Pull out every line below containing the word "script".
____ Material provided
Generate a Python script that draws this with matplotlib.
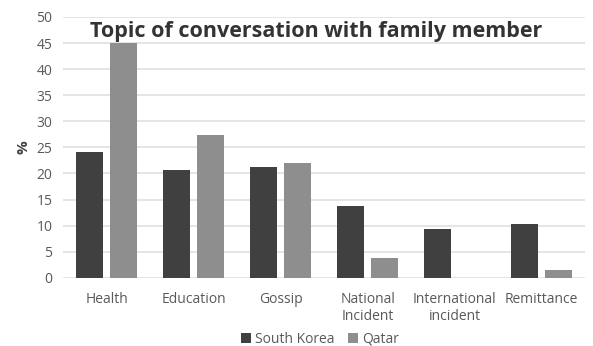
import matplotlib.pyplot as plt
import numpy as np

topics = ['Health', 'Education', 'Gossip', 'National\nIncident',
          'International\nincident', 'Remittance']
south_korea = [24.2, 20.7, 21.3, 13.7, 9.4, 10.3]
qatar = [45.0, 27.4, 22.1, 3.8, 0.0, 1.5]

plt.rcParams['font.family'] = ['Open Sans', 'DejaVu Sans']

fig = plt.figure(figsize=(5.93, 3.46), dpi=100)
ax = fig.add_axes([0.107, 0.197, 0.88, 0.754])

x = np.arange(len(topics))
w = 0.31
ax.bar(x - w / 2 - 0.04, south_korea, w, color='#404040', label='South Korea', zorder=3)
ax.bar(x + w / 2 + 0.04, qatar, w, color='#8e8e8e', label='Qatar', zorder=3)

ax.set_ylim(0, 50)
ax.set_xlim(-0.5, len(topics) - 0.5)
ax.set_yticks(range(0, 51, 5))
ax.set_xticks(x)
ax.set_xticklabels(topics)
ax.yaxis.grid(True, color='#e0e0e0', linewidth=1.2, zorder=0)
for s in ax.spines.values():
    s.set_visible(False)
ax.tick_params(length=0, labelsize=10, labelcolor='#595959', pad=8)
ax.tick_params(axis='x', pad=10)
ax.set_ylabel('%', fontsize=11, color='#404040', fontweight='bold', labelpad=4)

ax.text(0.485, 0.945, 'Topic of conversation with family member', transform=ax.transAxes,
        ha='center', va='center', fontsize=15.5, fontweight='bold', color='#333333')

fig.legend(loc='center', bbox_to_anchor=(0.54, 0.02), ncol=2, frameon=False,
           fontsize=10, handlelength=0.7, handleheight=0.7, handletextpad=0.3,
           columnspacing=1.0, labelcolor='#595959', borderpad=0)

plt.savefig('out.png')
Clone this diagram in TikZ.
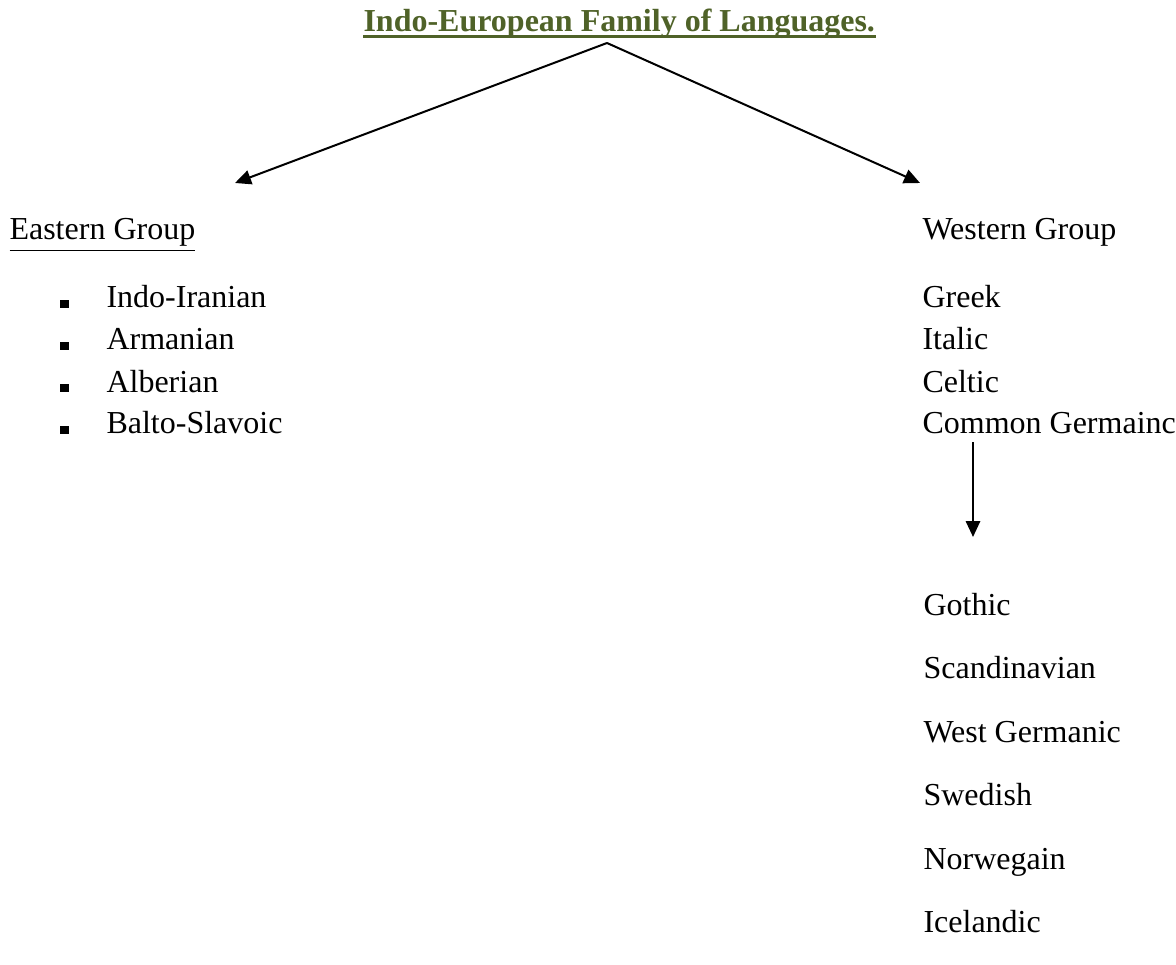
\documentclass[tikz,border=0pt]{standalone}
\usepackage{fontspec}
\setmainfont{Liberation Serif}
\usepackage{xcolor}
\usetikzlibrary{arrows.meta,positioning}
\definecolor{olivo}{HTML}{4F6228}
\tikzset{
  txt/.style={anchor=base west,inner sep=0pt,font=\fontsize{12pt}{14pt}\selectfont},
  vineta/.style={fill=black,inner sep=0pt,minimum size=3.3pt},
  flecha/.style={-{Triangle[length=6pt,width=5.4pt]},line width=0.75pt}
}
\begin{document}
\begin{tikzpicture}[x=0.375pt,y=-0.375pt]
\useasboundingbox (0,0) rectangle (1176,965);
% title
\node[txt,font=\fontsize{12pt}{14pt}\selectfont\bfseries,text=olivo] (ttl) at (363,32) {Indo-European Family of Languages.};
\draw[olivo,line width=1.1pt] ([yshift=-1.6pt]ttl.base west)--([yshift=-1.6pt]ttl.base east);
\coordinate (apex) at (607,43);
\coordinate (eastTip) at (235,183);
\coordinate (westTip) at (920,183);
\draw[flecha] (apex)--(eastTip);
\draw[flecha] (apex)--(westTip);
% eastern group
\node[txt] (east) at (9,240) {\underline{Eastern Group}};
\node[txt] (e1) at (106,308) {Indo-Iranian};
\node[txt] (e2) at (106,350) {Armanian};
\node[txt] (e3) at (106,392) {Alberian};
\node[txt] (e4) at (106,434) {Balto-Slavoic};
\foreach \y in {308,350,392,434} \node[vineta] at (64.5,\y-4) {};
% western group
\node[txt] (west) at (922,240) {Western Group};
\node[txt] (w1) at (922,308) {Greek};
\node[txt] (w2) at (922,350) {Italic};
\node[txt] (w3) at (922,392) {Celtic};
\node[txt] (w4) at (922,434) {Common Germainc};
\coordinate (germTop) at (973,442);
\coordinate (germTip) at (973,537);
\draw[flecha] (germTop)--(germTip);
\node[txt] (g1) at (923,615) {Gothic};
\node[txt] (g2) at (923,678) {Scandinavian};
\node[txt] (g3) at (923,742) {West Germanic};
\node[txt] (g4) at (923,805) {Swedish};
\node[txt] (g5) at (923,869) {Norwegain};
\node[txt] (g6) at (923,932) {Icelandic};
\end{tikzpicture}
\end{document}
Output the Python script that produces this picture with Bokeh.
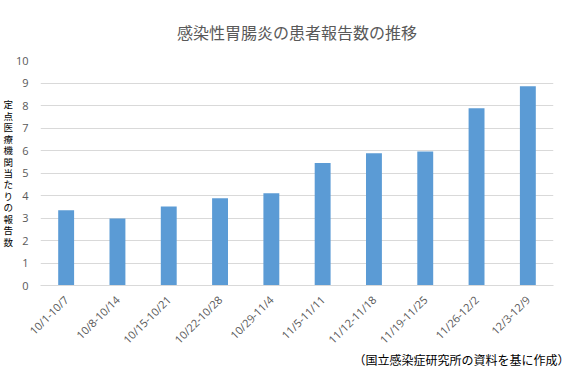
________
_Finished answer_:
Generate a Python script that draws this with matplotlib.
Output the Python script that produces this picture with Bokeh.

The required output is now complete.